● Task
Transcribe the whole listing without a single picture.

------ Supplied information

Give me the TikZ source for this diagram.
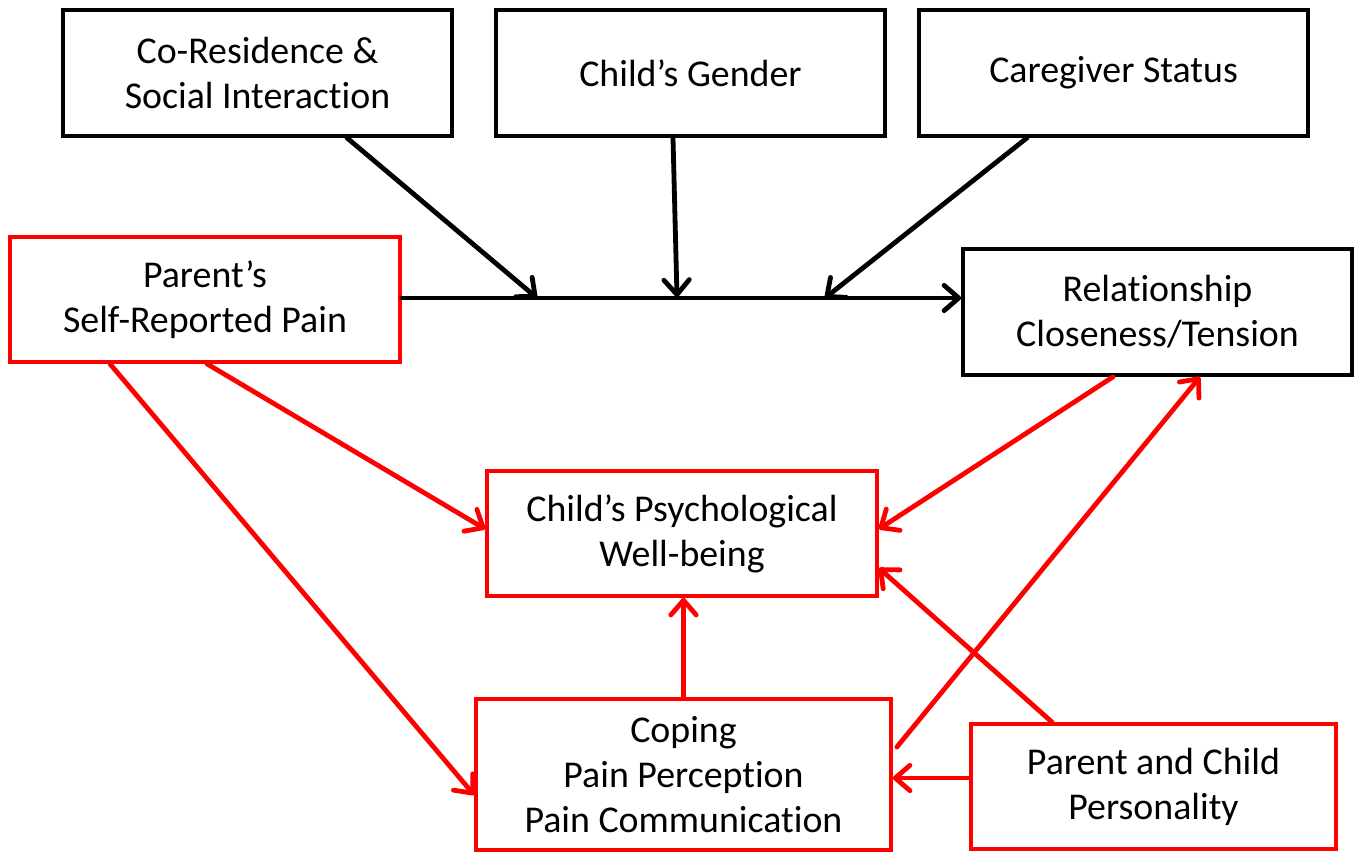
\documentclass[tikz,border=0pt]{standalone}
\usepackage{fontspec}
\setmainfont{Carlito}[Ligatures={NoCommon}]
\usetikzlibrary{arrows.meta,calc}
\begin{document}
\begin{tikzpicture}[x=0.75pt,y=-0.75pt,
  box/.style={draw=black,line width=2.8pt,fill=white,align=center,inner sep=0pt,
    font=\fontsize{28.4}{33.75}\selectfont},
  rbox/.style={box,draw=red},
  arr/.style={line width=3.6pt,-{Straight Barb[length=11pt,width=19pt,line cap=round,line join=round]},line cap=round},
  rarr/.style={arr,draw=red}]
\useasboundingbox (0,0) rectangle (1360,856);
\node[box,minimum width=291.75pt,minimum height=94.5pt] (cores) at (257.5,73) {Co-Residence \&\\Social Interaction};
\node[box,minimum width=291.75pt,minimum height=94.5pt] (gender) at (690.5,73) {Child’s Gender};
\node[box,minimum width=291.75pt,minimum height=94.5pt] (care) at (1113.5,73) {Caregiver Status};
\node[rbox,minimum width=292.5pt,minimum height=93.75pt] (parent) at (205,299.5) {Parent’s\\Self-Reported Pain};
\node[box,minimum width=291.75pt,minimum height=94.5pt] (rel) at (1157.5,312) {Relationship\\Closeness/Tension};
\node[rbox,minimum width=292.5pt,minimum height=93.75pt] (child) at (682,533.5) {Child’s Psychological\\Well-being};
\node[rbox,minimum width=311.25pt,minimum height=113.25pt] (coping) at (683.5,774.5) {Coping\\Pain Perception\\Pain Communication};
\node[rbox,minimum width=273.75pt,minimum height=93.75pt] (pers) at (1153.5,786.5) {Parent and Child\\Personality};
\coordinate (m1) at (537,298);
\coordinate (m2) at (677,297);
\coordinate (m3) at (825,298);
% black
\draw[arr] ($(parent.east)+(0,-1.5)$) -- ($(parent.east -| rel.west)+(0,-1.5)$);
\draw[arr] ($(cores.south)+(89.5,0)$) -- (m1);
\draw[arr] ($(gender.south)+(-17.5,0)$) -- (m2);
\draw[arr] ($(care.south)+(-86.5,0)$) -- (m3);
% red
\draw[rarr] ($(parent.south)+(2,0)$) -- ($(child.west)+(0,-4.5)$);
\draw[rarr] ($(parent.south)+(-95,0)$) -- ($(coping.west)+(0,20.5)$);
\draw[rarr] ($(rel.south)+(-44.5,0)$) -- ($(child.east)+(0,-4.5)$);
\draw[rarr] (coping.north) -- (coping.north |- child.south);
\draw[rarr] ($(coping.east)+(4,-27.5)$) -- ($(rel.south)+(42.5,0)$);
\draw[rarr] ($(pers.north)+(-101.5,0)$) -- ($(child.east)+(0,34.5)$);
\draw[rarr] ($(pers.west)+(0,-8.5)$) -- ($(coping.east)+(0,3.5)$);
\end{tikzpicture}
\end{document}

------------

● Result
Give me the TikZ source for this diagram.
\documentclass[tikz,border=0pt]{standalone}
\usepackage{fontspec}
\setmainfont{Carlito}[Ligatures={NoCommon}]
\usetikzlibrary{arrows.meta,calc}
\begin{document}
\begin{tikzpicture}[x=0.75pt,y=-0.75pt,
  box/.style={draw=black,line width=2.8pt,fill=white,align=center,inner sep=0pt,
    font=\fontsize{28.4}{33.75}\selectfont},
  rbox/.style={box,draw=red},
  arr/.style={line width=3.6pt,-{Straight Barb[length=11pt,width=19pt,line cap=round,line join=round]},line cap=round},
  rarr/.style={arr,draw=red}]
\useasboundingbox (0,0) rectangle (1360,856);
\node[box,minimum width=291.75pt,minimum height=94.5pt] (cores) at (257.5,73) {Co-Residence \&\\Social Interaction};
\node[box,minimum width=291.75pt,minimum height=94.5pt] (gender) at (690.5,73) {Child’s Gender};
\node[box,minimum width=291.75pt,minimum height=94.5pt] (care) at (1113.5,73) {Caregiver Status};
\node[rbox,minimum width=292.5pt,minimum height=93.75pt] (parent) at (205,299.5) {Parent’s\\Self-Reported Pain};
\node[box,minimum width=291.75pt,minimum height=94.5pt] (rel) at (1157.5,312) {Relationship\\Closeness/Tension};
\node[rbox,minimum width=292.5pt,minimum height=93.75pt] (child) at (682,533.5) {Child’s Psychological\\Well-being};
\node[rbox,minimum width=311.25pt,minimum height=113.25pt] (coping) at (683.5,774.5) {Coping\\Pain Perception\\Pain Communication};
\node[rbox,minimum width=273.75pt,minimum height=93.75pt] (pers) at (1153.5,786.5) {Parent and Child\\Personality};
\coordinate (m1) at (537,298);
\coordinate (m2) at (677,297);
\coordinate (m3) at (825,298);
% black
\draw[arr] ($(parent.east)+(0,-1.5)$) -- ($(parent.east -| rel.west)+(0,-1.5)$);
\draw[arr] ($(cores.south)+(89.5,0)$) -- (m1);
\draw[arr] ($(gender.south)+(-17.5,0)$) -- (m2);
\draw[arr] ($(care.south)+(-86.5,0)$) -- (m3);
% red
\draw[rarr] ($(parent.south)+(2,0)$) -- ($(child.west)+(0,-4.5)$);
\draw[rarr] ($(parent.south)+(-95,0)$) -- ($(coping.west)+(0,20.5)$);
\draw[rarr] ($(rel.south)+(-44.5,0)$) -- ($(child.east)+(0,-4.5)$);
\draw[rarr] (coping.north) -- (coping.north |- child.south);
\draw[rarr] ($(coping.east)+(4,-27.5)$) -- ($(rel.south)+(42.5,0)$);
\draw[rarr] ($(pers.north)+(-101.5,0)$) -- ($(child.east)+(0,34.5)$);
\draw[rarr] ($(pers.west)+(0,-8.5)$) -- ($(coping.east)+(0,3.5)$);
\end{tikzpicture}
\end{document}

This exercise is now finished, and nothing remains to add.